● **Instructions for the task**: Pull each line holding "this" out of the entries below.

● **Excerpted records**:
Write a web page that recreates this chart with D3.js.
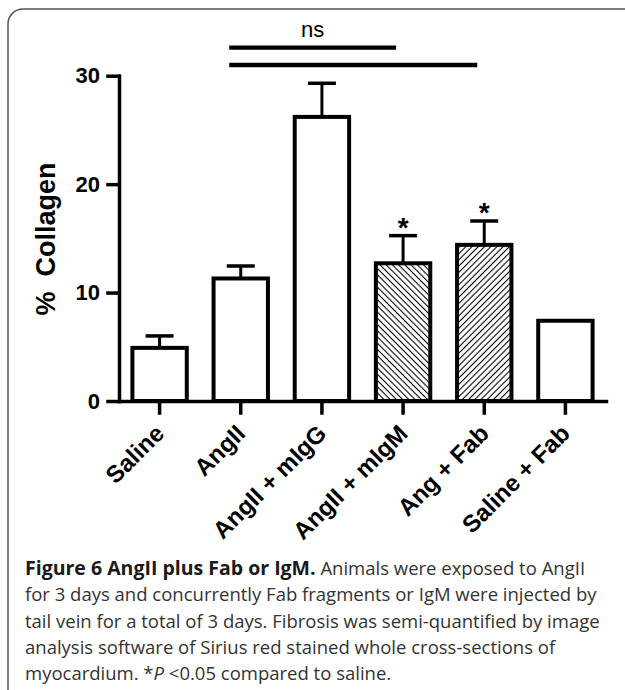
* * *
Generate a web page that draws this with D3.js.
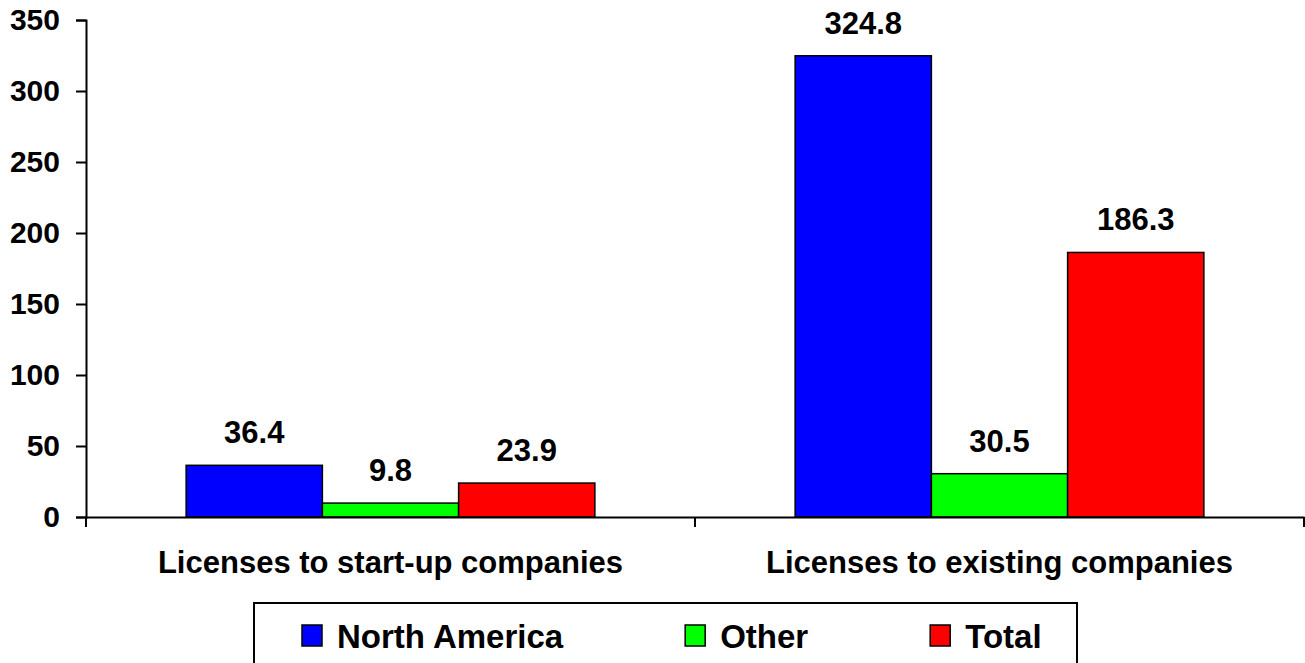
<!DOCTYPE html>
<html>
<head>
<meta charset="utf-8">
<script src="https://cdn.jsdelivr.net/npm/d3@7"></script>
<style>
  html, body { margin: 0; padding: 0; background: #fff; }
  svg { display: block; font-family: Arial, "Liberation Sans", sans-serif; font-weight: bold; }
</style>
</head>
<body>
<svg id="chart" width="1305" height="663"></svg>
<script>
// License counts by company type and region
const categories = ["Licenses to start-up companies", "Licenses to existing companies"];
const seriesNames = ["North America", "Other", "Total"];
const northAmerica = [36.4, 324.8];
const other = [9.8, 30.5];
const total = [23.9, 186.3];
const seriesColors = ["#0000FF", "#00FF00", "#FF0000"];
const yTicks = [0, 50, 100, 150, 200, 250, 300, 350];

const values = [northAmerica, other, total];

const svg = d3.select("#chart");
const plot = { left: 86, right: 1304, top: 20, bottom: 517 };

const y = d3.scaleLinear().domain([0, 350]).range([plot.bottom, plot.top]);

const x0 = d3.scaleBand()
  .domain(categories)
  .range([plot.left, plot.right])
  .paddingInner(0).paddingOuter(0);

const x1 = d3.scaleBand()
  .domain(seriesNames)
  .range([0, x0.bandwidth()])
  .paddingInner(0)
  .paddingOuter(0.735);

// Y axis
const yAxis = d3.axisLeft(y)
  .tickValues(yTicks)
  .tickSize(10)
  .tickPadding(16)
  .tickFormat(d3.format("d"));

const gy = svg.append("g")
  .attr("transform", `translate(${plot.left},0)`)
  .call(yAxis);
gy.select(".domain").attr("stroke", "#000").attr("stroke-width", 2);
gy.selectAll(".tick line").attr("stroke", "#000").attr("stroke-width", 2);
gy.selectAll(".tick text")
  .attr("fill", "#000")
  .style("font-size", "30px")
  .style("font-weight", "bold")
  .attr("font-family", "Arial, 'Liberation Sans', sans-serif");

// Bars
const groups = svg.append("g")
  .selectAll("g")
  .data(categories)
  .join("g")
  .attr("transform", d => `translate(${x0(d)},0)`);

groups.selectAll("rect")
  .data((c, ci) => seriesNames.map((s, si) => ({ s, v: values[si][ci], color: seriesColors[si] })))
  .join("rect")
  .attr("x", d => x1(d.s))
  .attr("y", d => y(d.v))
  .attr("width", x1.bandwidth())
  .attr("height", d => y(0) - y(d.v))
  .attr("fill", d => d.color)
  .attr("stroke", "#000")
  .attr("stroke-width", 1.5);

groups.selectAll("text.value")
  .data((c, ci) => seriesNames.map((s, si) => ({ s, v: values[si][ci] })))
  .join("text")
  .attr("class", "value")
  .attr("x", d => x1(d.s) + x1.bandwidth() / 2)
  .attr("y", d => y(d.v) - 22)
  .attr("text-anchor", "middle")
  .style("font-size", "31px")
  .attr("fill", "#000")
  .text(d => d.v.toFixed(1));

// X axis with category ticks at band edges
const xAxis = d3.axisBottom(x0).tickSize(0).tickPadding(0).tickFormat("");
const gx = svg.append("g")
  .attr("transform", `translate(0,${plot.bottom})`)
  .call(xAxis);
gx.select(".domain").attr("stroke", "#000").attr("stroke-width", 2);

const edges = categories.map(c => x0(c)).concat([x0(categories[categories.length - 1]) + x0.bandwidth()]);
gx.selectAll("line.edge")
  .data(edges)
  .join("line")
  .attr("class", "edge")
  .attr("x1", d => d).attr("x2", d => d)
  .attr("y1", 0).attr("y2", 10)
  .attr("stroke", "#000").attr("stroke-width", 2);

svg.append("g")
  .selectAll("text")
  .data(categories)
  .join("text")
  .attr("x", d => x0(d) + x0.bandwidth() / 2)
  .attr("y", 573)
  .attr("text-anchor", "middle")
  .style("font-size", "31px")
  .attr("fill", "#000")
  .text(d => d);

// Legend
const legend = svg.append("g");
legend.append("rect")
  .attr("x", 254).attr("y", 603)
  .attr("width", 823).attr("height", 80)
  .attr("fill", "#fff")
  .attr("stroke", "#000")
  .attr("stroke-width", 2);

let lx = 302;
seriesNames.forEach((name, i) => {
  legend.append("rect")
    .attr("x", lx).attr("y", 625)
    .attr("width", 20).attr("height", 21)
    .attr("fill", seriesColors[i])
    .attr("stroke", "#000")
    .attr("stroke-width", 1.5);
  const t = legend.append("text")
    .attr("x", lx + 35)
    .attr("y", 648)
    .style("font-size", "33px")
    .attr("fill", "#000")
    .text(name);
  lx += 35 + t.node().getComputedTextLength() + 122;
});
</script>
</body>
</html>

● **Final answer**:
Write a web page that recreates this chart with D3.js.
Generate a web page that draws this with D3.js.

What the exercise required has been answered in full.